With regard to blogger Roy Ngerng’s recent legal episode, it is important for us to understand that Singapore courts have a genuine cause for thwarting the abuse of the constitutional right to freedom of speech (“Blogger Roy Ngerng found to have defamed PM Lee”; last Saturday).

If we were to allow anyone to write, post or publish unsubstantiated, inflammatory and disparaging comments about someone else, Singapore’s social stability could be greatly compromised.

In the United States, which values freedom of speech, a recent incident ignited much debate.

The National Rifle Association put out an advertisement depicting a mother who was killed after a home intrusion.

The narrator says: “The police can’t get there in time. How you defend yourself is up to you. It’s your choice. But Mary Landrieu voted to take away your gun rights. Vote like your safety depends on it. Defend your freedom. Defeat Mary Landrieu.”

Ms Mary Landrieu is a senator who voted for a gun control background check Bill. The claim that she would cause a rise in murder rates was based solely on a very narrow view of the issue.
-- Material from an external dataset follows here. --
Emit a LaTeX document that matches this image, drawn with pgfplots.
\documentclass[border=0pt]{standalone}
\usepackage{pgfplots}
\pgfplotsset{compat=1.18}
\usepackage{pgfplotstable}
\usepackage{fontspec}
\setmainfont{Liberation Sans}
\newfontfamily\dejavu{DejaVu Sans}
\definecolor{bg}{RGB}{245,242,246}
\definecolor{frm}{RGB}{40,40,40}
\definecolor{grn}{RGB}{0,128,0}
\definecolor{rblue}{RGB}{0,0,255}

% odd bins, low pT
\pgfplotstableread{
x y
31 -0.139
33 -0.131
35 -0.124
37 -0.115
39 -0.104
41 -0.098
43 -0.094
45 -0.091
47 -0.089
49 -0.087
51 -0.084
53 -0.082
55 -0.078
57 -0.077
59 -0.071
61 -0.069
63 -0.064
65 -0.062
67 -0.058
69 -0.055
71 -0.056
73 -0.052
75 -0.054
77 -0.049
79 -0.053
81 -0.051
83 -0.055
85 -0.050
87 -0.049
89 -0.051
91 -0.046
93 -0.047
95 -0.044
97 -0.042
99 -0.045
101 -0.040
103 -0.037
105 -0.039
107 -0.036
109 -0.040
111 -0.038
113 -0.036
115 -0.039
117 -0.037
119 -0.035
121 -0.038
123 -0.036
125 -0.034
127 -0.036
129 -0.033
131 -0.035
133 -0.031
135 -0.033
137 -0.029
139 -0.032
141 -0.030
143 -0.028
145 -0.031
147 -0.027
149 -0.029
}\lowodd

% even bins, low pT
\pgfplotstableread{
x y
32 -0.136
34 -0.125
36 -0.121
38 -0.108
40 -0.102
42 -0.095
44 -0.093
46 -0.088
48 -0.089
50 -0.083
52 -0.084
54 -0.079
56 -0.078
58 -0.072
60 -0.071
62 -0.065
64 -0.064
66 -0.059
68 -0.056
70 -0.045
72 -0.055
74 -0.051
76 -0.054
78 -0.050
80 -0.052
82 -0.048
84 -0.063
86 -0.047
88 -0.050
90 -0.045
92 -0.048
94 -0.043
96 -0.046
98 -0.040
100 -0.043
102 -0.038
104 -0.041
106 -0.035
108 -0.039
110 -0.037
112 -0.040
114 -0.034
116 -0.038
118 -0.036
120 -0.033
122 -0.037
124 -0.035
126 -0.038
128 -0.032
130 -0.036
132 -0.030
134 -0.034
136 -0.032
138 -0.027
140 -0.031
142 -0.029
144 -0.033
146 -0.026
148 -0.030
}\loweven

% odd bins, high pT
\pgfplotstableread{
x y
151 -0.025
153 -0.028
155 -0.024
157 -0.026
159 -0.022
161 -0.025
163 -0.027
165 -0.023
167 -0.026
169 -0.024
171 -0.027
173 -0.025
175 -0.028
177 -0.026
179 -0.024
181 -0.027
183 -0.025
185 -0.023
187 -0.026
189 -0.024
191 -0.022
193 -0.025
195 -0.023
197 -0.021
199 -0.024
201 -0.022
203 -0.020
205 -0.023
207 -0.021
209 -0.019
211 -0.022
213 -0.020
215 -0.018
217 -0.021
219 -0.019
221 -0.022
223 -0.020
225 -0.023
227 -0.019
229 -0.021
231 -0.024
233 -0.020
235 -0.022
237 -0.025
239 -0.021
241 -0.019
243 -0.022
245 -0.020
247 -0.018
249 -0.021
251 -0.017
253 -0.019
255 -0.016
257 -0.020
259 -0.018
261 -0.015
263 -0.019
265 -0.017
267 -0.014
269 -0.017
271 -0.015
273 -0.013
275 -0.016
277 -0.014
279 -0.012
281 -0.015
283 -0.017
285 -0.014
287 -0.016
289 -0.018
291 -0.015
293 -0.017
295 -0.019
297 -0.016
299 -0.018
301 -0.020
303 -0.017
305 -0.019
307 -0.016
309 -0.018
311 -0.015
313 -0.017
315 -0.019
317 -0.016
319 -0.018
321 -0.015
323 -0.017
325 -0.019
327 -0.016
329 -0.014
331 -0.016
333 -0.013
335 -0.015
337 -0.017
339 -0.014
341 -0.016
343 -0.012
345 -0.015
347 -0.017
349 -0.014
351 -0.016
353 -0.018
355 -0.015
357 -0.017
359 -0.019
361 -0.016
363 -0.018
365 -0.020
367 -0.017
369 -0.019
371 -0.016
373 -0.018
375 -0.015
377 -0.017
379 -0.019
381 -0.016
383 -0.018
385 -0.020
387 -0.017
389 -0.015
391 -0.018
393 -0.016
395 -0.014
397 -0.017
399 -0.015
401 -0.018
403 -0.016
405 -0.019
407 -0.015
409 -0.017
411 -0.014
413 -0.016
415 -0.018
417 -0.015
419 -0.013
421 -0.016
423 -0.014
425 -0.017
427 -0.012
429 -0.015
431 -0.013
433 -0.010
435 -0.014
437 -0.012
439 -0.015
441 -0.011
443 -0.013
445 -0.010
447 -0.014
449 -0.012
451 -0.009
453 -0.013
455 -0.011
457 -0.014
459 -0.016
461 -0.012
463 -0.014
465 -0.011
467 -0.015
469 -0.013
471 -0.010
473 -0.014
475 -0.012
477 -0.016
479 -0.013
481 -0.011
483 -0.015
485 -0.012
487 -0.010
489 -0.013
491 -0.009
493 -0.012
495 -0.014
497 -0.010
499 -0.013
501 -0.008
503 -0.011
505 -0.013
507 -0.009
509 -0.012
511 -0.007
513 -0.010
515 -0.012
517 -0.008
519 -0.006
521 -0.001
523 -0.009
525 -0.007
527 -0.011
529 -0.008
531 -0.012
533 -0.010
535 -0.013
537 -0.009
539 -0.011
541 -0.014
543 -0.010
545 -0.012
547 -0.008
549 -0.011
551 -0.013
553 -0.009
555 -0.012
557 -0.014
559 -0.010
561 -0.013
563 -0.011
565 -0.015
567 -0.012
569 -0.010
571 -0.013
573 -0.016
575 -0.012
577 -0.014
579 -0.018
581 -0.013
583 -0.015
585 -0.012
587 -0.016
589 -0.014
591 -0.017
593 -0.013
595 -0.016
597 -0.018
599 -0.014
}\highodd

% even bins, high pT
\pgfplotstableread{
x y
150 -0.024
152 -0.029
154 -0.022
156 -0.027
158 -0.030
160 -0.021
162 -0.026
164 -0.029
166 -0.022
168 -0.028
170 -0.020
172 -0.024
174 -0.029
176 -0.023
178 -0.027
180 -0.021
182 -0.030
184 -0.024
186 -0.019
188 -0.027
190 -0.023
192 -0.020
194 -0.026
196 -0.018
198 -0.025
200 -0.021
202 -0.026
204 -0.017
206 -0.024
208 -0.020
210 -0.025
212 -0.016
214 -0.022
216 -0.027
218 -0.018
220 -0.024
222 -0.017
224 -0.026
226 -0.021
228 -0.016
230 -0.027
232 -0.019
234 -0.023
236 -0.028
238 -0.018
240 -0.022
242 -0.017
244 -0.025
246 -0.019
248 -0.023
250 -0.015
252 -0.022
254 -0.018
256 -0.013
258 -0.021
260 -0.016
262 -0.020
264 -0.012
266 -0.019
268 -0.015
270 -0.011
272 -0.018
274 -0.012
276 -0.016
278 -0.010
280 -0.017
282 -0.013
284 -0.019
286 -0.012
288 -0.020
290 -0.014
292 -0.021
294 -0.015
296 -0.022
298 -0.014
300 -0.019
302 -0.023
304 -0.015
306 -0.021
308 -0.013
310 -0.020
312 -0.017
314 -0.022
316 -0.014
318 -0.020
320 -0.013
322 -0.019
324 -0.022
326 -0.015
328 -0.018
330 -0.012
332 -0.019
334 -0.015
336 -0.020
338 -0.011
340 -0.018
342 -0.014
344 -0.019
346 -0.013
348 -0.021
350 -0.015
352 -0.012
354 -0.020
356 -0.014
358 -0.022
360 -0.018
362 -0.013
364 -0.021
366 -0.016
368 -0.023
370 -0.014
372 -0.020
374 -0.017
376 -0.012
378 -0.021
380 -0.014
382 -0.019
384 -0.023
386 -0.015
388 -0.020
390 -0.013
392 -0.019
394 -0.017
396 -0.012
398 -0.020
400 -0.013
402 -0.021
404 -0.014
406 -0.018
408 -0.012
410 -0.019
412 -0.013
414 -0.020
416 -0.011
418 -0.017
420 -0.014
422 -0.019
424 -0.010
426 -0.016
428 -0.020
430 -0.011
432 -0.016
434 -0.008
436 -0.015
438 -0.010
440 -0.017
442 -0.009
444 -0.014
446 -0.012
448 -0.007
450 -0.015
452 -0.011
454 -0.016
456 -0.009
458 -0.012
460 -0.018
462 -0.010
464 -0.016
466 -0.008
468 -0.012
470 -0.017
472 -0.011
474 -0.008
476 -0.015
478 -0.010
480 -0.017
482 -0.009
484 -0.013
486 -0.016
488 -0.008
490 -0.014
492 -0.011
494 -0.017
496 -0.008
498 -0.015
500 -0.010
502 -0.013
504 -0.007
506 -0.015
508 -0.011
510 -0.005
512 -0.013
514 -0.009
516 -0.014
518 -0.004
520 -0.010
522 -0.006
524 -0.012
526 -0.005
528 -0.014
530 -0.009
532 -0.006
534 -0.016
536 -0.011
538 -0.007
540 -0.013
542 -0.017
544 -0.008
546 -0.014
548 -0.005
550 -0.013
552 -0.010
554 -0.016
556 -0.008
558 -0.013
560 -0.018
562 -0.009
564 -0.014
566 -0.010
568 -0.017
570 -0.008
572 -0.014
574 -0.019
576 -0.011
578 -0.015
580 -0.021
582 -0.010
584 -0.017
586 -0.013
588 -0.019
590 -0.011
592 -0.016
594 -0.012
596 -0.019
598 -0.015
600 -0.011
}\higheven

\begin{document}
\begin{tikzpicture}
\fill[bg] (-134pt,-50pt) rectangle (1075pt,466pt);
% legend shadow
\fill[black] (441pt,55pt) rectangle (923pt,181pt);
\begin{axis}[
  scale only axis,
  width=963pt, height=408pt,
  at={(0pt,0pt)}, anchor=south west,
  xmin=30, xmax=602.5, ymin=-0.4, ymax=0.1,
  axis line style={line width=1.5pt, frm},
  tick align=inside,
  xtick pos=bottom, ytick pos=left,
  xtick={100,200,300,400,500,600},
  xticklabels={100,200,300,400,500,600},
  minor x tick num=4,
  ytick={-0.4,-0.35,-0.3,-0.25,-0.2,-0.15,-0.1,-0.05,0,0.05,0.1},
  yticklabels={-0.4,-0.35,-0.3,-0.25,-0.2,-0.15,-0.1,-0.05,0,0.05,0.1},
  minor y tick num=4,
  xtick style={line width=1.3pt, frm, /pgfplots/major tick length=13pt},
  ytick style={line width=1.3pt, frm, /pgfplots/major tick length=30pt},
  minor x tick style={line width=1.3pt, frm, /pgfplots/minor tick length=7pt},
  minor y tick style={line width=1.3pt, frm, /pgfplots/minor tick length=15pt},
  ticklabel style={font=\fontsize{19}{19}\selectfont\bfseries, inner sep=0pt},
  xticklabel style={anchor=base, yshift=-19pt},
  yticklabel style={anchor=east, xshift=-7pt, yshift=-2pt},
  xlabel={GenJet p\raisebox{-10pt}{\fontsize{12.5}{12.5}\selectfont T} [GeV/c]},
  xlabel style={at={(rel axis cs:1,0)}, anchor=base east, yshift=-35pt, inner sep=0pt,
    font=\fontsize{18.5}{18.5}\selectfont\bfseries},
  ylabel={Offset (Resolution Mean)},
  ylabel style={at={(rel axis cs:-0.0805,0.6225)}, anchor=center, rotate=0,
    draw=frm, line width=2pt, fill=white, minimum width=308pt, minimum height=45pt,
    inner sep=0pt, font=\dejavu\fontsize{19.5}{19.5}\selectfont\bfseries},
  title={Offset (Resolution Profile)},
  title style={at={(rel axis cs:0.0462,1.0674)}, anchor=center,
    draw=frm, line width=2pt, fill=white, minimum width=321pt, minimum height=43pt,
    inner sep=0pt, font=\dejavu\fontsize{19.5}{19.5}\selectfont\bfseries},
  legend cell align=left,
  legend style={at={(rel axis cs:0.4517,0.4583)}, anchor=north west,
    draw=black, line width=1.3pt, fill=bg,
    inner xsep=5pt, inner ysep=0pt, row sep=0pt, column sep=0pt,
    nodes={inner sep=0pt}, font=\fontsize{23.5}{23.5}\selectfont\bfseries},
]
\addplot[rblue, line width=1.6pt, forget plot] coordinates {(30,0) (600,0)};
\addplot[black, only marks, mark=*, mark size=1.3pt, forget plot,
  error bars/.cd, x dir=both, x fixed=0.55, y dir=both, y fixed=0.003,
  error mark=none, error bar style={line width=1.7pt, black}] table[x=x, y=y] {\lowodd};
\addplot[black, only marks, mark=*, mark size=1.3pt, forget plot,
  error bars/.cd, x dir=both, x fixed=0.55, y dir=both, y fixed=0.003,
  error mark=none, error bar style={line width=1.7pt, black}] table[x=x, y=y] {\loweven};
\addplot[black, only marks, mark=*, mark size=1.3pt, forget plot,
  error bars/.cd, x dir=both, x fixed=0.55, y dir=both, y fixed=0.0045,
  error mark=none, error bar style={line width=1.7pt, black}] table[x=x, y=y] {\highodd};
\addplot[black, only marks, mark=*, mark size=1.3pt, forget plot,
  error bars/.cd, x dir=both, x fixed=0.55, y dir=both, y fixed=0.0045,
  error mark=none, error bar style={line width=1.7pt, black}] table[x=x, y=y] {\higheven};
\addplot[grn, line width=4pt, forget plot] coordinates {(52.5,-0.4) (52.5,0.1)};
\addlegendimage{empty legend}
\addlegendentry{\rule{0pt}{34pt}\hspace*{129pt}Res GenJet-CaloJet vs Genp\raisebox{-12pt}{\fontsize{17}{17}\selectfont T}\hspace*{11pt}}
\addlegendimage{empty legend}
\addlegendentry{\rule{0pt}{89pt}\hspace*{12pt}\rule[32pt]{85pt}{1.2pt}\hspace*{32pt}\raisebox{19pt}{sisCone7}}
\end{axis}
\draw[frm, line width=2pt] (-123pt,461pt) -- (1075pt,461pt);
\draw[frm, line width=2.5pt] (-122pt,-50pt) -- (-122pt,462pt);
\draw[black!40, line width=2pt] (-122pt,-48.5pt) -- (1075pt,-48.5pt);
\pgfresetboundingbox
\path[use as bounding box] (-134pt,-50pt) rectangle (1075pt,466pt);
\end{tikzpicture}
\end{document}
Imagine if Singapore were to grant citizens a similar degree of freedom of speech. Would anyone still be safe from personal attacks?

With Singapore’s high smartphone penetration rate, a defamatory post could spread to hundreds of thousands of people within hours, with the potential to beget unnecessary public outrage and social unrest.

It is thus all the more important that the judiciary continues to uphold our moderate brand of freedom of speech.